What's an ELOFANT and how can you stop them threatening your data?
If you're concerned about the security of your organization's data you should be looking out for elofants on your network.
I've seen them myself and, if your organization's network is statistically average, then it is statistically likely to be harboring at least one ELOFANT, otherwise known as: Employee Left Or Fired, Access Not Terminated. While nobody wants to think ill of persons who have departed the organization — they could have been colleagues and friends — the harsh realities of cybersecurity and human nature make these unterminated "ghost accounts" a threat to the organization. Namely, they put the confidentiality, integrity, and availability of the organization's information system security at risk. I will talk more about the risks and responses right after some data to back up my assertions.
The DBIR angle
For many years now, Spring in North America has brought with it the Verizon Data Breach Investigation Report or DBIR, currently the most comprehensive collection of security incident and breach statistics and analysis that is routinely made available to the general public. This year's dataset was over 100,000 incidents, more than 3,000 of which were confirmed data breaches. Highlights from this year's report include the following:
- Financial gain is making a comeback as a leading motive behind insider attacks
- The number of "secondary motive attacks" — those perpetrated on one entity to aid attacks on another is increasing
- Phishing emails are being opened by more people, not less (the open rate was up from 23% to 30%)
- Phishing is gaining on the two leading threat action categories: hacking and malware
- Breaches are taking longer to discover — the gap between time to compromise and time to discovery rose 35% from last year's DBIR
While the general public probably doesn't read the DBIR, security folks sure do, and we would read it even if it wasn't written with a sense of humor. However, that sense of humor helps us swallow yet another dose of evidence that the world's collective effort to protect data and systems from unauthorized access is falling short. One example of the DBIR style is an observation about the category of breaches it labels "Insider and Privilege Misuse". The DBIR notes that this is: "normally solely associated with TGYFBFTDHRA". A footnote to that string of capital letters then explains what the letters stand for: "That guy you fired but forgot to disable his remote access.
And that got me thinking about a couple of things, including a simpler yet more inclusive acronym, hence ELOFANT. Why? Because folk you've fired are not the only source of lingering access you have to worry about. While I'm aware of plenty of cases where a security incident was traced back to someone who had been fired but not flushed from the permissions, there have also been cases where a person abused forgotten access after leaving of their own free will. The reality is that circumstances change and new motives for misdeeds can arise.
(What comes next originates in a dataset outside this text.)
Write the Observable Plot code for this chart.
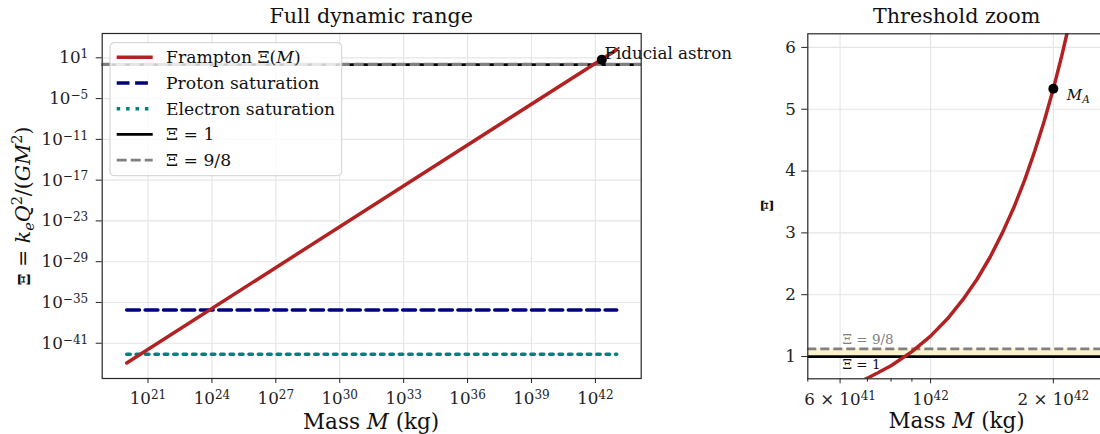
<!DOCTYPE html>
<html><head><meta charset="utf-8">
<script src="https://cdn.jsdelivr.net/npm/d3@7"></script>
<script src="https://cdn.jsdelivr.net/npm/@observablehq/plot@0.6"></script>
<style>
body{margin:0;background:#fff;}
#root{position:relative;width:1100px;height:434px;overflow:hidden;font-family:"DejaVu Serif",serif;background:#fff;}
#root svg{position:absolute;top:0;}
</style></head><body><div id="root"></div>
<script>
// ---------- data ----------
const framptonMass = [1e20, 1e43];
const framptonXi = [10 ** -43.9, 10 ** 2.2];
const saturationMass = [1e20, 1e43];
const protonSaturation = 8.1e-37;
const electronSaturation = 2.4e-43;
const xiOne = 1;
const xiNineEighths = 9 / 8;
const fiducialMass = 2e42;
const fiducialXi = 5.33;
const zoomMass = [6.9e41, 7e41, 8e41, 9e41, 1.0e42, 1.1e42, 1.2e42, 1.3e42, 1.4e42, 1.5e42, 1.6e42, 1.7e42, 1.8e42, 1.9e42, 2.0e42, 2.1e42, 2.2e42];
const zoomXi   = [0.63, 0.65, 0.85, 1.08, 1.33, 1.61, 1.92, 2.25, 2.61, 3.0, 3.41, 3.85, 4.32, 4.81, 5.33, 5.88, 6.45];
const leftXTicks = [1e21, 1e24, 1e27, 1e30, 1e33, 1e36, 1e39, 1e42];
const leftYTicks = [1e1, 1e-5, 1e-11, 1e-17, 1e-23, 1e-29, 1e-35, 1e-41];
const rightXTicks = [6e41, 1e42, 2e42];
const rightXTickLabels = ["6 × 10^41", "10^42", "2 × 10^42"];
const rightXMinorTicks = [5e41, 7e41, 8e41, 9e41];
const rightYTicks = [1, 2, 3, 4, 5, 6];
const legendLabels = ["Frampton Ξ(M)", "Proton saturation", "Electron saturation", "Ξ = 1", "Ξ = 9/8"];

// ---------- derived rows ----------
const framptonRows = framptonMass.map((m, i) => ({m, xi: framptonXi[i]}));
const protonRows = saturationMass.map(m => ({m, xi: protonSaturation}));
const electronRows = saturationMass.map(m => ({m, xi: electronSaturation}));
const zoomRows = zoomMass.map((m, i) => ({m, xi: zoomXi[i]}));
const fiducial = [{m: fiducialMass, xi: fiducialXi}];

const RED = "#b22222", NAVY = "#000080", TEAL = "#008080", GRID = "#e5e5e5", INK = "#222";
const TICK_FS = 16.7, LEGEND_FS = 17.2, TITLE_FS = 20.7, LABEL_FS = 21.5, YLABEL_FS = 20.5;

function supify(svg) {
  d3.select(svg).selectAll('g[aria-label$="tick label"] text').each(function () {
    const t = this.textContent;
    const m = t.match(/^(.*?)10\^(.+)$/);
    if (!m) return;
    const sel = d3.select(this);
    sel.text(null);
    sel.append("tspan").text(m[1] + "10");
    sel.append("tspan").attr("dy", "-0.42em").attr("font-size", "0.72em").text(m[2]);
  });
}
const expFmt = d => "10^" + String(Math.round(Math.log10(d))).replace("-", "\u2212");

const style = {fontFamily: "DejaVu Serif", fontSize: TICK_FS + "px", color: INK, background: "transparent", overflow: "visible"};

// ---------- left panel ----------
const left = Plot.plot({
  width: 760, height: 434,
  marginLeft: 101.7, marginRight: 119.3, marginTop: 33, marginBottom: 56,
  style,
  x: {type: "log", domain: [10 ** 18.85, 10 ** 44.15]},
  y: {type: "log", domain: [10 ** -46.19, 10 ** 4.58]},
  marks: [
    Plot.gridX(leftXTicks, {stroke: GRID, strokeOpacity: 1, strokeWidth: 1.1}),
    Plot.gridY(leftYTicks, {stroke: GRID, strokeOpacity: 1, strokeWidth: 1.1}),
    Plot.ruleY([xiOne], {stroke: "black", strokeWidth: 2.6}),
    Plot.ruleY([xiNineEighths], {stroke: "gray", strokeWidth: 3.2, strokeDasharray: "10,4"}),
    Plot.line(protonRows, {x: "m", y: "xi", stroke: NAVY, strokeWidth: 3.5, strokeDasharray: "12.8,5.6"}),
    Plot.line(electronRows, {x: "m", y: "xi", stroke: TEAL, strokeWidth: 3.5, strokeDasharray: "3.5,5.9"}),
    Plot.line(framptonRows, {x: "m", y: "xi", stroke: RED, strokeWidth: 3.5}),
    Plot.dot(fiducial, {x: "m", y: "xi", r: 5, fill: "black"}),
    Plot.text(fiducial, {x: "m", y: "xi", text: () => "Fiducial astron", textAnchor: "start", lineAnchor: "middle", dx: 2.6, dy: -6, fontSize: TICK_FS, fill: "#111"}),
    Plot.frame({stroke: "#262626", strokeWidth: 1.2}),
    Plot.axisX({ticks: leftXTicks, tickSize: 5, tickPadding: 9, tickFormat: expFmt, label: null, fontSize: TICK_FS}),
    Plot.axisY({ticks: leftYTicks, tickSize: 6, tickPadding: 8, tickFormat: expFmt, label: null, fontSize: TICK_FS})
  ]
});
supify(left);
document.getElementById("root").appendChild(left);
d3.select(left).style("left", "0px");

{
  const s = d3.select(left);
  const cx = (101.7 + 640.7) / 2;
  s.append("text").attr("x", cx).attr("y", 23.3).attr("text-anchor", "middle").attr("font-size", TITLE_FS).attr("fill", "#111").text("Full dynamic range");
  const xl = s.append("text").attr("x", cx).attr("y", 429).attr("text-anchor", "middle").attr("font-size", LABEL_FS).attr("fill", "#111");
  xl.append("tspan").text("Mass ");
  xl.append("tspan").attr("font-style", "italic").text("M");
  xl.append("tspan").text(" (kg)");
  const yl = s.append("text").attr("transform", "translate(30,206) rotate(-90)").attr("text-anchor", "middle").attr("font-size", YLABEL_FS).attr("fill", "#111");
  yl.append("tspan").attr("font-weight", "bold").attr("font-size", 17).text("Ξ");
  yl.append("tspan").text(" = ");
  yl.append("tspan").attr("font-style", "italic").text("k");
  yl.append("tspan").attr("font-style", "italic").attr("font-size", 14.5).attr("dy", 4).text("e");
  yl.append("tspan").attr("font-style", "italic").attr("dy", -4).text("Q");
  yl.append("tspan").attr("font-size", 14.5).attr("dy", -8).text("2");
  yl.append("tspan").attr("dy", 8).text("/(");
  yl.append("tspan").attr("font-style", "italic").text("GM");
  yl.append("tspan").attr("font-size", 14.5).attr("dy", -8).text("2");
  yl.append("tspan").attr("dy", 8).text(")");

  // legend
  const lg = s.append("g").attr("text-anchor", "start");
  lg.append("rect").attr("x", 110).attr("y", 42.7).attr("width", 231.7).attr("height", 133).attr("rx", 4)
    .attr("fill", "white").attr("fill-opacity", 0.8).attr("stroke", "#d0d0d0").attr("stroke-width", 1);
  const handles = [
    {stroke: RED, w: 3.5, dash: null},
    {stroke: NAVY, w: 3.5, dash: "12.8,5.6"},
    {stroke: TEAL, w: 3.5, dash: "3.5,5.9"},
    {stroke: "black", w: 2.8, dash: null},
    {stroke: "gray", w: 2.8, dash: "10,4"}
  ];
  legendLabels.forEach((lab, i) => {
    const y = 57.3 + i * 25.7;
    const h = handles[i];
    lg.append("line").attr("x1", 116.7).attr("x2", 152.7).attr("y1", y).attr("y2", y)
      .attr("stroke", h.stroke).attr("stroke-width", h.w).attr("stroke-dasharray", h.dash);
    const t = lg.append("text").attr("x", 166).attr("y", y).attr("dy", "0.35em").attr("text-anchor", "start").attr("font-size", LEGEND_FS).attr("fill", "#111");
    if (lab.includes("(M)")) {
      t.append("tspan").text("Frampton Ξ(");
      t.append("tspan").attr("font-style", "italic").text("M");
      t.append("tspan").text(")");
    } else t.text(lab);
  });
}

// ---------- right panel ----------
const right = Plot.plot({
  width: 366, height: 434,
  marginLeft: 67.3, marginRight: 0, marginTop: 33.3, marginBottom: 55.7,
  style,
  x: {type: "log", domain: [5e41, 2.7e42]},
  y: {domain: [0.64, 6.22]},
  marks: [
    Plot.gridX(rightXTicks, {stroke: GRID, strokeOpacity: 1, strokeWidth: 1.1}),
    Plot.gridY(rightYTicks, {stroke: GRID, strokeOpacity: 1, strokeWidth: 1.1}),
    Plot.rect([0], {x1: 5e41, x2: 2.7e42, y1: xiOne, y2: xiNineEighths, fill: "#fcf2cc"}),
    Plot.ruleY([xiOne], {stroke: "black", strokeWidth: 2.7}),
    Plot.ruleY([xiNineEighths], {stroke: "gray", strokeWidth: 2.7, strokeDasharray: "9,4"}),
    Plot.line(zoomRows, {x: "m", y: "xi", stroke: RED, strokeWidth: 3.5, clip: true}),
    Plot.dot(fiducial, {x: "m", y: "xi", r: 5, fill: "black"}),
    Plot.frame({stroke: "#262626", strokeWidth: 1.2}),
    Plot.axisX({ticks: rightXMinorTicks, tickSize: 3.3, tickFormat: () => "", label: null}),
    Plot.axisX({ticks: rightXTicks, tickSize: 5, tickPadding: 9, tickFormat: d => rightXTickLabels[rightXTicks.indexOf(d)], label: null, fontSize: TICK_FS}),
    Plot.axisY({ticks: rightYTicks, tickSize: 6, tickPadding: 6, tickFormat: d => String(d), label: null, fontSize: TICK_FS})
  ]
});
supify(right);
document.getElementById("root").appendChild(right);
d3.select(right).style("left", "740px");

{
  const s = d3.select(right);
  const X = right.scale("x"), Y = right.scale("y");
  const cx = (67.3 + 366) / 2;
  s.append("text").attr("x", cx).attr("y", 23.3).attr("text-anchor", "middle").attr("font-size", TITLE_FS).attr("fill", "#111").text("Threshold zoom");
  const xl = s.append("text").attr("x", cx).attr("y", 427.7).attr("text-anchor", "middle").attr("font-size", LABEL_FS).attr("fill", "#111");
  xl.append("tspan").text("Mass ");
  xl.append("tspan").attr("font-style", "italic").text("M");
  xl.append("tspan").text(" (kg)");
  s.append("text").attr("transform", "translate(33,205.8) rotate(-90)").attr("text-anchor", "middle").attr("font-size", 17).attr("font-weight", "bold").attr("fill", "#111").text("Ξ");

  // threshold labels
  const lx = X.apply(6.1e41);
  s.append("text").attr("x", lx).attr("y", Y.apply(xiNineEighths) - 4).attr("text-anchor", "start").attr("font-size", 13.5).attr("fill", "gray").text("Ξ = 9/8");
  const y1 = Y.apply(xiOne);
  s.append("rect").attr("x", lx - 1).attr("y", y1 + 2.5).attr("width", 36).attr("height", 13).attr("fill", "white").attr("fill-opacity", 0.8);
  s.append("text").attr("x", lx).attr("y", y1 + 13).attr("text-anchor", "start").attr("font-size", 13.5).attr("fill", "#111").text("Ξ = 1");

  // M_A label
  const mx = X.apply(fiducialMass) + 14, my = Y.apply(fiducialXi) + 12;
  const ma = s.append("text").attr("x", mx).attr("y", my).attr("text-anchor", "start").attr("font-size", 15).attr("fill", "#111");
  ma.append("tspan").attr("font-style", "italic").text("M");
  ma.append("tspan").attr("font-style", "italic").attr("font-size", 10.5).attr("dy", 3).text("A");
}
</script>
</body></html>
Perhaps they were hired by a competitor who then pressured them to reach back and grab trade secrets or a confidential price list or customer database. Maybe they left happy but then their attitude changed, their severance pay was not as good as expected or their post-severance healthcare coverage let them down.
ELOFANTs are still insiders
To get a better handle on this particular threat, security pros can consult the many insider case studies documented by the CERT Insider Threat Center. The Center has documented hundreds of internal computer crimes that impacted companies in sectors like banking, information technology and telecommunications, critical infrastructure, and financial services. While the primary goal of the Center is to discover and disseminate practical methods of mitigating insider threats, the case studies are analysed according to academic standards; for example, methodological limitations, like the inability to generalize findings to all organizations, are duly noted.
What these studies reveal is how a wide range of insiders exploit opportunity to commit crimes, often through a simple betrayal of the trust placed in them as employees or contractors. Some insiders may, like Edward Snowden, have far-reaching "super-user" access to the organization's assets, be they physical or digital; yet CERT has recorded many cases where the crime was committed by an insider with few technical skills and only limited access.
As long as they still have access, elofants are still trusted insiders, and the following is definitely true of insiders: never have so many had so much access to so much computerized information of such great value. Furthermore, stolen information has never been easier to transfer and monetize. And just to make things even riskier, as the 2016 DBIR reports: "we found that the incidents that take the longest to discover were these inside jobs." So which organizations tend to be hardest hit by insider incidents? The DBIR says that in 2015 it was those in the public sector, the healthcare sector, and financial services such as credit card companies, banks, and lenders.
Defending against the inside threat is a serious challenge for every organization, but a range of defensive strategies are covered in depth by the CERT Guides linked below. The DBIR itself offers three helpful suggestions that I like, and which can be summarized as follows:
- Monitor employee access to valuable data (a good data loss prevention program can help).
- Control the use of removable media (a good security suite or encryption production can do this).
- Manage and limit access privileges, and remove those elofants!